Beginning the Year Right
As the school year begins, Special Ed Teachers really have their eyes on the end-game for their students in transition. The year or two until students reach adulthood travels by in a flash and teachers need to feel like they've done all they can to prepare their students for life after high school.
Whether or not you use Daily Living Skills or Transition 2 Life, it is important to answer certain questions as you plan a student's transition program. They are:
1. Where will the student be post-secondary school? Will they live on their own? Will they go to school or begin a trade? Will they be in a sheltered community? If a student will live on their own, transition skills might focus on cooking, cleaning and budgeting skills. If they will live in a sheltered community, you may want to focus on social skills and self-regulation.
2. What adult skills is the student interested in? Beginning with their passions is the best way to engage students in their futures. Do they want to make friends but need to learn to budget? Then begin with skills in Becoming Likeable and then move into having the money to socialize (through a good budget) with Paying Bills.

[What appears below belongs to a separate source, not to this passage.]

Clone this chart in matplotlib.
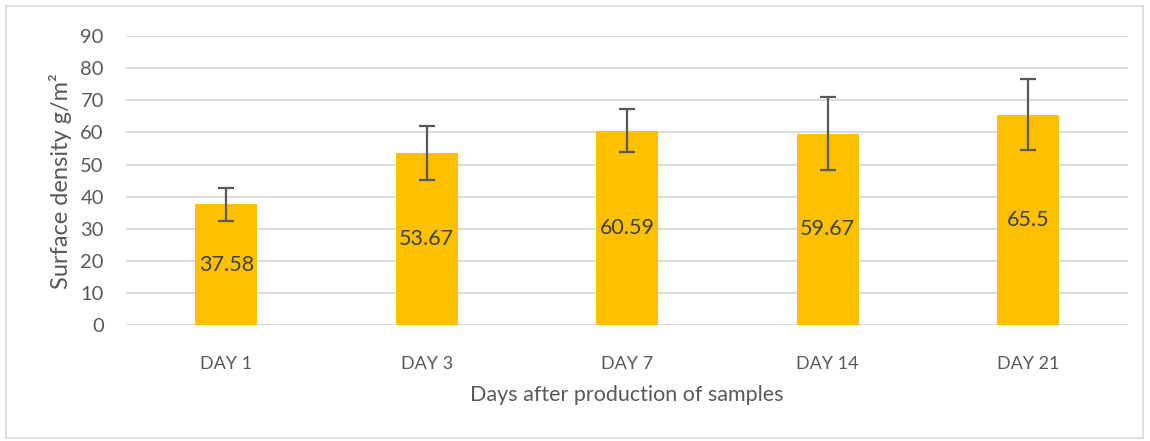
import matplotlib.pyplot as plt
from matplotlib.patches import Rectangle

days = ["DAY 1", "DAY 3", "DAY 7", "DAY 14", "DAY 21"]
density = [37.58, 53.67, 60.59, 59.67, 65.5]
errors = [5.05, 8.4, 6.7, 11.4, 11.0]
labels = ["37.58", "53.67", "60.59", "59.67", "65.5"]

plt.rcParams['font.family'] = ['Lato', 'DejaVu Sans']

fig = plt.figure(figsize=(11.5, 4.41), dpi=100)
ax = fig.add_axes([0.1096, 0.263, 0.8715, 0.655])

x = range(len(days))
ax.bar(x, density, width=0.31, color="#FFC000", zorder=2)
ax.errorbar(x, density, yerr=errors, fmt="none", ecolor="#595959",
            elinewidth=1.6, capsize=6, capthick=1.6, zorder=3)

for i, (v, t) in enumerate(zip(density, labels)):
    ax.text(i, v / 2, t, ha="center", va="center", fontsize=15.5, color="#404040", zorder=4)

ax.set_xlim(-0.5, len(days) - 0.5)
ax.set_ylim(0, 90)
ax.set_yticks(range(0, 91, 10))
ax.set_xticks(list(x))
ax.set_xticklabels(days)
ax.tick_params(axis="both", length=0, labelcolor="#595959")
ax.tick_params(axis="x", pad=22, labelsize=13)
ax.tick_params(axis="y", pad=16, labelsize=14.5)
ax.yaxis.grid(True, color="#d9d9d9", linewidth=1.3, zorder=0)
ax.set_axisbelow(True)
for s in ax.spines.values():
    s.set_visible(False)

ax.set_ylabel("Surface density g/m²", fontsize=17, color="#595959", labelpad=6)
ax.set_xlabel("Days after production of samples", fontsize=15.5, color="#595959", labelpad=10)

fig.patches.append(Rectangle((6 / 1150, 3 / 441), 1137 / 1150, 432 / 441, transform=fig.transFigure,
                             fill=False, edgecolor="#d9d9d9", linewidth=1.2))

fig.savefig("out.png", dpi=100)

3. How long until the students leaves school? More time allows you to address more topics. If time is short, you may want to decide your priorities with the entire IEP team. If you have a few years, allow the student to begin with his or her interests and move on from there.
If you need them, there are assessment tools with Daily Living Skills that allow you to assess what skills students have or need. They are sold separately or are contained in the Teacher's Manual. Or, of course, you may use your own assessment to plan a student's program.
However you measure, having a clear plan and end-game for your transition program will allow you to get the most for your kids and assure them a prepared future.